- WORK TO DO -
Omitting the pictures, copy exactly each line from the one containing "What Plotly code" up to and including the one containing "import plotly.graph_objects as go".
# start of DATA ROWS
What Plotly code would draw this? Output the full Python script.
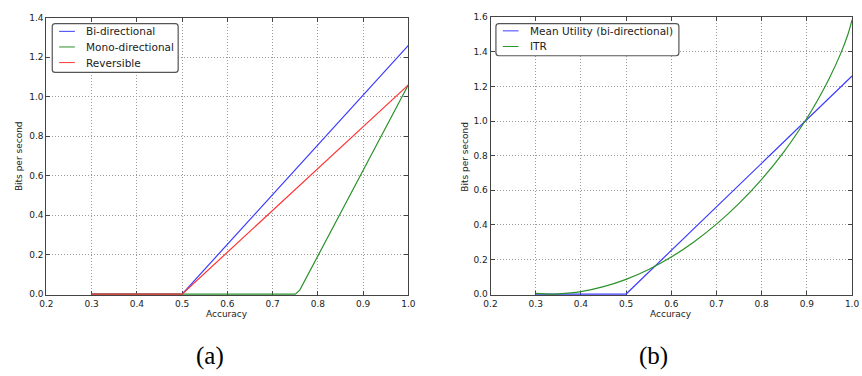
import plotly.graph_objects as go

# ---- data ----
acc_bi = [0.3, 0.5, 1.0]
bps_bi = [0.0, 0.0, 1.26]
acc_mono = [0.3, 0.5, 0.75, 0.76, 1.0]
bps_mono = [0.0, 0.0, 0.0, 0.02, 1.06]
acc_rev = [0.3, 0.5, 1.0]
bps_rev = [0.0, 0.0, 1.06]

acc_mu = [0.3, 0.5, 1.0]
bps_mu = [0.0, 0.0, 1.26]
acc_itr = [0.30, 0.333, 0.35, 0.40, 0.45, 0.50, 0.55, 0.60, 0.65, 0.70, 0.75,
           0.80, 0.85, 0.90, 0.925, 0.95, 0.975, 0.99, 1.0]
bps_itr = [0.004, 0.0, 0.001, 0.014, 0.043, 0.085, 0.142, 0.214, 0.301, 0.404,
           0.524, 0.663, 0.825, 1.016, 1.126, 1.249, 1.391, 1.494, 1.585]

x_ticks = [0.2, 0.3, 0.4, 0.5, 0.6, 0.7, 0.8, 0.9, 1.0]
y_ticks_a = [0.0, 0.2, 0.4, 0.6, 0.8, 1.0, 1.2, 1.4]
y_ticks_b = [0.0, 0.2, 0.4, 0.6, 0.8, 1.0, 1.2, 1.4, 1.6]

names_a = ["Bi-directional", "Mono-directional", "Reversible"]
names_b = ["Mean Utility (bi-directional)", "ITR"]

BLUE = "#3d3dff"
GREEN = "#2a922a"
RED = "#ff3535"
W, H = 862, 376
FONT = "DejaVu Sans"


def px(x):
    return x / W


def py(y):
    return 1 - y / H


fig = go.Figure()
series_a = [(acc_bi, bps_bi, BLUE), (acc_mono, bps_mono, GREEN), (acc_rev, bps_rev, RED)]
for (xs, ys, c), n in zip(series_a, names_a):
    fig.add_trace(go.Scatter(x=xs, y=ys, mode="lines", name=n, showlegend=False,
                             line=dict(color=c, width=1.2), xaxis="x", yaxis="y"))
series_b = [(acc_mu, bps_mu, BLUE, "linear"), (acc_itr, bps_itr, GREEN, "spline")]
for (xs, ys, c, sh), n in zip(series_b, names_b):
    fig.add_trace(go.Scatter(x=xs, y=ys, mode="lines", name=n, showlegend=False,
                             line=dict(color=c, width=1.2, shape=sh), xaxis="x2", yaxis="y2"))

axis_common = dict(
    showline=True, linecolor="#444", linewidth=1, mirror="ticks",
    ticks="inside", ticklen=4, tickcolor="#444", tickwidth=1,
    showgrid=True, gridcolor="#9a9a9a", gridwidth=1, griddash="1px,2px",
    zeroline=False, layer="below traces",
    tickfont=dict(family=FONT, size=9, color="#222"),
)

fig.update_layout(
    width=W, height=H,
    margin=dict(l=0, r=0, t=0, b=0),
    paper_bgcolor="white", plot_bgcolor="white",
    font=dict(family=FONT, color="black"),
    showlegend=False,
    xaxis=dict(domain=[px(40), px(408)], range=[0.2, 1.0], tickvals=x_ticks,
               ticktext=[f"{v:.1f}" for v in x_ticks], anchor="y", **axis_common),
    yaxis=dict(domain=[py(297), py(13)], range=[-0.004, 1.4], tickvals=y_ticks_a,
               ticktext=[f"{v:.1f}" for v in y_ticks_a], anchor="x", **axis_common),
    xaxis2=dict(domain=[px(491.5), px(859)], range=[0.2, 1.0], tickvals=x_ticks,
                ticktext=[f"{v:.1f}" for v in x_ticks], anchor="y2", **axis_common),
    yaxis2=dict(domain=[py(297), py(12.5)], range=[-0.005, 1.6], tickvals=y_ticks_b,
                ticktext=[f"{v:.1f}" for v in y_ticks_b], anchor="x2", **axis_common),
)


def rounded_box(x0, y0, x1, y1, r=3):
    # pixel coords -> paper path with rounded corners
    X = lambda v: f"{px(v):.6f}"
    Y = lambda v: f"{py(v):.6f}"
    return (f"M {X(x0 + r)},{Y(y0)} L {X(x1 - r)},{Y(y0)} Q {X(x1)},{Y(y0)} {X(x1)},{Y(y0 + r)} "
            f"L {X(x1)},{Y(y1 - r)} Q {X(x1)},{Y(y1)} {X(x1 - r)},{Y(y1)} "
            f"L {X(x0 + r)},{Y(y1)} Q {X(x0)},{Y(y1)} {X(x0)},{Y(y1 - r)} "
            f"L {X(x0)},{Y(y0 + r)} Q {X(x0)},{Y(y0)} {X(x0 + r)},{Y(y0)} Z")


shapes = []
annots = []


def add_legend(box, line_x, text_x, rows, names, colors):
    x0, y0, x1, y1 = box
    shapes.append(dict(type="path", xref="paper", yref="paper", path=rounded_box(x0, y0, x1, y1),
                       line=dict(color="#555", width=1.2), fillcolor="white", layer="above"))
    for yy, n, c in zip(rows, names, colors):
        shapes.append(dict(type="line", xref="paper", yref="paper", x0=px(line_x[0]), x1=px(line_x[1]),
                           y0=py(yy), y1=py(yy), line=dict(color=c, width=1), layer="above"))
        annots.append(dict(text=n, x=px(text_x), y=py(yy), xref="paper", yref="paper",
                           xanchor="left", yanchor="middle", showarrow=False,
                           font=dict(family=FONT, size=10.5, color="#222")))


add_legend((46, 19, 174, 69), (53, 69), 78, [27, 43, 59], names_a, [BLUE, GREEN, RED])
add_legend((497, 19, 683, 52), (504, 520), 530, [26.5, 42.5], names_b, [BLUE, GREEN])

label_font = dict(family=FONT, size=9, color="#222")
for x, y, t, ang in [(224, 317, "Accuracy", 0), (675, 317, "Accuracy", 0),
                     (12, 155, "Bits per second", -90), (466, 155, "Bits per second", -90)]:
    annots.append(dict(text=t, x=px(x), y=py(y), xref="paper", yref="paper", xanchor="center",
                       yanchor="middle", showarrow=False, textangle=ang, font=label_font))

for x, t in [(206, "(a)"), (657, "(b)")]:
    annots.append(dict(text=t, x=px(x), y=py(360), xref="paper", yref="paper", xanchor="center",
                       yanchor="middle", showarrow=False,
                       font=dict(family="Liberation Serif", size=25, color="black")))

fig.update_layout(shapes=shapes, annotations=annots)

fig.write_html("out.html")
# end of DATA ROWS
# start of DATA ROWS
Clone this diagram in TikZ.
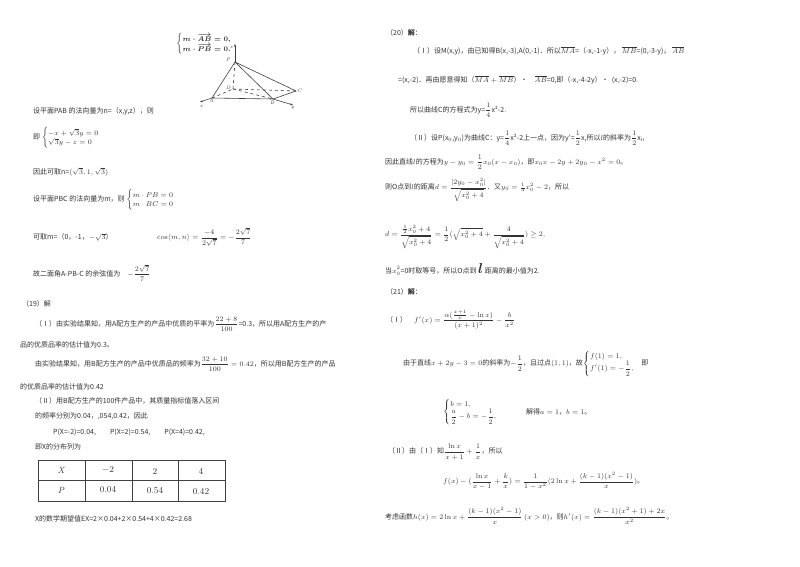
# end of DATA ROWS
- SOLUTION -
What Plotly code would draw this? Output the full Python script.
import plotly.graph_objects as go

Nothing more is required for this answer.